Equity markets: Beyond the escalation, selection, rotation and structural trends matter
The escalation in the Middle East has temporarily unsettled stock markets, but beyond the headlines, fundamental and structural trends remain decisive for investors. “While US and European equity markets are broadly neutral over the coming months, other themes are moving more strongly into focus: market broadening, style rotation and long-term sector trends,” says Thorsten Fischer, Managing Director and Head of Portfolio Management at Moventum AM.
The recent military escalation has led in the United States to rising energy prices, higher inflation expectations, increasing government bond yields and even potential interest rate hikes by central banks still within this year – with a corresponding negative reaction in equity markets. If the conflict eases, the medium-term picture is likely to normalise and the focus may shift back towards macroeconomic data and corporate earnings.
Over a three- and twelve-month horizon, US equities remain broadly neutral overall. Support comes from stable financial conditions, a robust labour market and still-expansive monetary policy. “However, US equities remain expensive,” Fischer warns. The very high valuation level limits upside potential and increases vulnerability to setbacks. At the same time, valuations are supported by expectations of strong corporate earnings. Efficiency gains, innovation and the investment cycle – particularly in the field of artificial intelligence – make solid earnings and margin growth possible.
Since the end of 2025, Fischer observes increasing market breadth, with momentum for industrials, materials and small-cap stocks, while software has come under pressure. At the same time, a rotation from growth to value is underway, which could intensify further in the second quarter. Artificial intelligence remains structurally important but is moving from a phase of broad enthusiasm to a more differentiated phase with clear winners and losers. “It is therefore increasingly important to select the right stocks,” Fischer notes. “The trend alone will not deliver performance.”
In Europe, the escalation in the Middle East has also heightened sensitivity to geopolitical risks and at the same time exposed vulnerabilities related to energy imports – which is why the market reaction here has been somewhat more negative than in the United States. Nevertheless, economic prospects had improved slightly since the start of the year prior to the escalation of the US-Iran conflict. In Germany in particular, signs of a cautious recovery driven by fiscal stimulus are increasing. “However, we are still waiting to see stronger confirmation in the hard data,” Fischer says.

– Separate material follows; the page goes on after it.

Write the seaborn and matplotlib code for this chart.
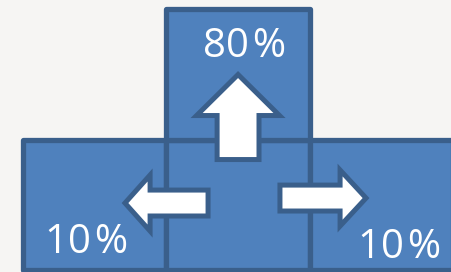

Over a three-month horizon, he views European equities as neutral, as a large part of the economic stabilisation is already reflected in valuations. Political conflicts also pose risks. In the medium term, however, the outlook appears more favourable: Europe is increasingly benefiting from fiscal stimulus in Germany, Spain, Italy and parts of Eastern Europe, moderate valuation levels and relatively low real interest rates that could support rising corporate profits.
Increasing market breadth can also be observed in Europe: cyclical value sectors are already benefiting from stabilisation, and other parts of the market could follow over time. Small-cap stocks, in turn, are supported by lower interest rates.
If one looks beyond the short-term geopolitical escalation, strategic themes emerge beyond traditional country allocation. These are mainly driven by structural trends:
• Commodities: Industrial metals are benefiting from electrification, grid expansion, digitalisation and global infrastructure development. Limited supply, low inventories and strategic stockpiling by individual states support prices, while producers from resource-rich regions such as Latin America benefit from growing demand for copper or aluminium.
• Infrastructure and “smart power”: The expansion of energy infrastructure – driven by electrification, data centres and artificial intelligence – is creating rapidly rising demands for grids, storage and energy supply. In Europe, ambitions for economic and energy independence add further momentum, making investments in smart grids and energy infrastructure a key investment theme.
• Financial sector: Financial stocks could benefit from improving framework conditions and more efficient capital markets. In the United States, deregulation trends are emerging, while in Europe steps towards a savings and investment union are on the EU agenda.
• Technology / AI value chain: The focus here is shifting towards areas such as robotics, automation, industrial digitalisation and AI infrastructure, which benefit directly from rising investment in productivity-enhancing technologies.
Fischer’s conclusion: “In an environment of heightened uncertainty, ambitious valuations and an increasing divide between winners and losers, active and selective allocation is becoming more important than simply participating in broad market indices.”